When I’m happy I want to share it in the best way I know how: writing. And when I’m upset I want to get it all out and make sense of the situation, so I crave a writing session. But anything in between, which let’s be honest is a large majority of the time, it’s hard to find the words. The inspiration doesn’t consume me, either in a wave of joy or the gripping pain of sadness or frustration, so the words don’t flow as easily. Instead it feels like pulling, tugging, begging and pleading for a moment, just a glimpse, of creativity. During those times, when the words fail me, writing becomes an almost painful process. The thing I love isn’t fun. It’s something I must begrudgingly and dutifully do.
Hence, my poor blog’s bouts of loneliness. I’m either lacking that craving and hunger for writing, or I use my free time to put my brain to sleep (aka watch crappy TV).
But I realized the other day that if I wait for those times of extreme emotion I limit my opportunities to grow as a writer. Yes, writing when I’m in an apathetic state of mind means that half of what is left on the page may be worthless, but at least I put something on the page. At least I made an attempt and pushed past the drudgery. And the beauty of a blog is that you’re not required to hit “publish” at the end of each post. Then, on the other hand, who knows? I could end up creating some brilliant things in that lukewarm space.

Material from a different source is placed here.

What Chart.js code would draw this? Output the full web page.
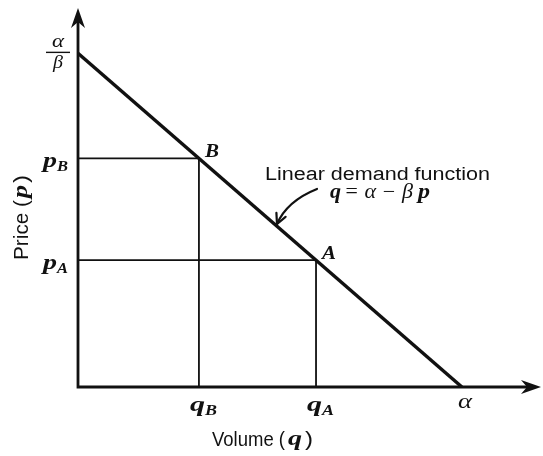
<!DOCTYPE html>
<html>
<head>
<meta charset="utf-8">
<script src="https://cdn.jsdelivr.net/npm/chart.js@4/dist/chart.umd.min.js"></script>
<style>
  html, body { margin: 0; padding: 0; background: #fff; }
  #wrap { width: 543px; height: 456px; position: relative; }
</style>
</head>
<body>
<div id="wrap"><canvas id="c"></canvas></div>
<script>
// demand q = alpha - beta * p  (units picked so alpha = 100, alpha/beta = 100)
const alpha = 100;
const beta = 1;
const pointNames = ['B', 'A'];
const pointQ = [31.5, 62];
const pointP = [68.5, 38];
const xTickLabels = [['q', 'B'], ['q', 'A']];
const xTickValues = [31.5, 62];
const yTickLabels = [['p', 'B'], ['p', 'A']];
const yTickValues = [68.5, 38];
const xMax = 120.6;
const yMax = 113;

const INK = '#111';
const SERIF = '"Liberation Serif"';
const SANS = '"Liberation Sans"';

const demandLine = [{ x: 0, y: alpha / beta }, { x: alpha, y: 0 }];
const guides = pointNames.map((n, i) => ({
    label: 'guide ' + n,
    data: [{ x: 0, y: pointP[i] }, { x: pointQ[i], y: pointP[i] }, { x: pointQ[i], y: 0 }],
    borderColor: INK,
    borderWidth: 1.8,
    pointRadius: 0,
    showLine: true,
    fill: false,
    tension: 0
}));

// text squeezed/stretched to a given width, left edge at x, baseline at y
function fitText(ctx, text, x, y, w, font) {
    ctx.font = font;
    ctx.textAlign = 'left';
    ctx.textBaseline = 'alphabetic';
    const m = ctx.measureText(text).width;
    ctx.save();
    ctx.translate(x, y);
    ctx.scale(w / m, 1);
    ctx.fillText(text, 0, 0);
    ctx.restore();
}

// symbol with subscript: base spans [x, x+w1], sub spans [x+w1, x+w1+w2]
function subText(ctx, base, sub, x, y, w1, w2) {
    fitText(ctx, base, x, y, w1, 'italic bold 22px ' + SERIF);
    fitText(ctx, sub, x + w1, y + 4, w2, 'italic bold 15px ' + SERIF);
}

function arrowHead(ctx, tx, ty, dir) {
    ctx.save();
    ctx.translate(tx, ty);
    if (dir === 'right') ctx.rotate(Math.PI / 2);
    ctx.beginPath();
    ctx.moveTo(0, 0);
    ctx.lineTo(-7, 20);
    ctx.lineTo(0, 14);
    ctx.lineTo(7, 20);
    ctx.closePath();
    ctx.fill();
    ctx.restore();
}

const decor = {
    id: 'decor',
    afterDatasetsDraw(chart) {
        const { ctx, scales: { x, y } } = chart;
        const x0 = x.getPixelForValue(0), y0 = y.getPixelForValue(0);
        const xe = x.getPixelForValue(xMax), ye = y.getPixelForValue(yMax);
        ctx.save();
        ctx.strokeStyle = INK;
        ctx.fillStyle = INK;

        // axes with arrows
        ctx.lineWidth = 2.8;
        ctx.beginPath();
        ctx.moveTo(x0, ye + 6);
        ctx.lineTo(x0, y0);
        ctx.lineTo(xe - 6, y0);
        ctx.stroke();
        arrowHead(ctx, x0, ye - 2, 'up');
        arrowHead(ctx, xe, y0, 'right');

        // alpha/beta on the price axis
        const yf = y.getPixelForValue(alpha / beta);
        ctx.lineWidth = 1.4;
        ctx.beginPath();
        ctx.moveTo(x0 - 32, yf - 1);
        ctx.lineTo(x0 - 8, yf - 1);
        ctx.stroke();
        fitText(ctx, 'α', x0 - 26, yf - 6, 12, 'italic 19px ' + SERIF);
        fitText(ctx, 'β', x0 - 25, yf + 15, 10, 'italic 19px ' + SERIF);

        yTickLabels.forEach((l, i) => {
            subText(ctx, l[0], l[1], x0 - 35, y.getPixelForValue(yTickValues[i]) + 9, 14, 11);
        });
        xTickLabels.forEach((l, i) => {
            subText(ctx, l[0], l[1], x.getPixelForValue(xTickValues[i]) - 9, y0 + 24, 15, 12);
        });
        fitText(ctx, 'α', x.getPixelForValue(alpha) - 4, y0 + 21, 14, 'italic 20px ' + SERIF);

        // point names
        pointNames.forEach((n, i) => {
            fitText(ctx, n, x.getPixelForValue(pointQ[i]) + 6, y.getPixelForValue(pointP[i]) - 1, 14,
                'italic bold 19px ' + SERIF);
        });

        // annotation
        fitText(ctx, 'Linear demand function', x0 + 187, y0 - 207, 225, '18px ' + SANS);
        fitText(ctx, 'q', x0 + 252, y0 - 189, 11, 'italic bold 20px ' + SERIF);
        fitText(ctx, '= α − β', x0 + 266, y0 - 189, 69, 'italic 20px ' + SERIF);
        fitText(ctx, 'p', x0 + 340, y0 - 189, 12, 'italic bold 20px ' + SERIF);

        // curved pointer to the demand line
        const sx = x0 + 239, sy = y0 - 198;
        const cx = x0 + 209, cy = y0 - 186;
        const ex = x0 + 199, ey = y0 - 163;
        ctx.lineWidth = 2.2;
        ctx.lineCap = 'round';
        ctx.beginPath();
        ctx.moveTo(sx, sy);
        ctx.quadraticCurveTo(cx, cy, ex, ey);
        ctx.stroke();
        const ang = Math.atan2(ey - cy, ex - cx);
        ctx.save();
        ctx.translate(ex, ey);
        ctx.rotate(ang);
        ctx.beginPath();
        ctx.moveTo(-10, -5);
        ctx.lineTo(0, 0);
        ctx.lineTo(-10, 5);
        ctx.stroke();
        ctx.restore();

        // axis titles
        fitText(ctx, 'Volume (', x0 + 134, y0 + 59, 73, '20px ' + SANS);
        fitText(ctx, 'q', x0 + 210, y0 + 58, 14, 'italic bold 21px ' + SERIF);
        fitText(ctx, ')', x0 + 227, y0 + 59, 8, '20px ' + SANS);

        ctx.save();
        ctx.translate(28, 260);
        ctx.rotate(-Math.PI / 2);
        fitText(ctx, 'Price (', 0, 0, 60, '20px ' + SANS);
        fitText(ctx, 'p', 62, -1, 13, 'italic bold 21px ' + SERIF);
        fitText(ctx, ')', 77, 0, 8, '20px ' + SANS);
        ctx.restore();

        ctx.restore();
    }
};

new Chart(document.getElementById('c'), {
    type: 'scatter',
    data: {
        datasets: [
            {
                label: 'Linear demand function',
                data: demandLine,
                borderColor: INK,
                borderWidth: 3.4,
                pointRadius: 0,
                showLine: true,
                fill: false,
                tension: 0
            },
            ...guides
        ]
    },
    options: {
        responsive: true,
        maintainAspectRatio: false,
        animation: false,
        layout: { padding: { left: 78, right: 2, top: 10, bottom: 69 } },
        plugins: { legend: { display: false }, tooltip: { enabled: false } },
        scales: {
            x: { type: 'linear', min: 0, max: xMax, display: false },
            y: { type: 'linear', min: 0, max: yMax, display: false }
        }
    },
    plugins: [decor]
});
</script>
</body>
</html>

So, all that being said, my goal is to be a more consistent writer. That doesn’t mean that every blog post is going to be polished, compelling literary work. Some days my posts may just end up being Kiara’s Stream of Consciousness (that’s kinda what this is turning into if we’re being honest), but hey! I always said the goal of any blog I wrote was to be real, to be honest and to be true to who I am. So that’s what you get – my thoughts, raw and uncut.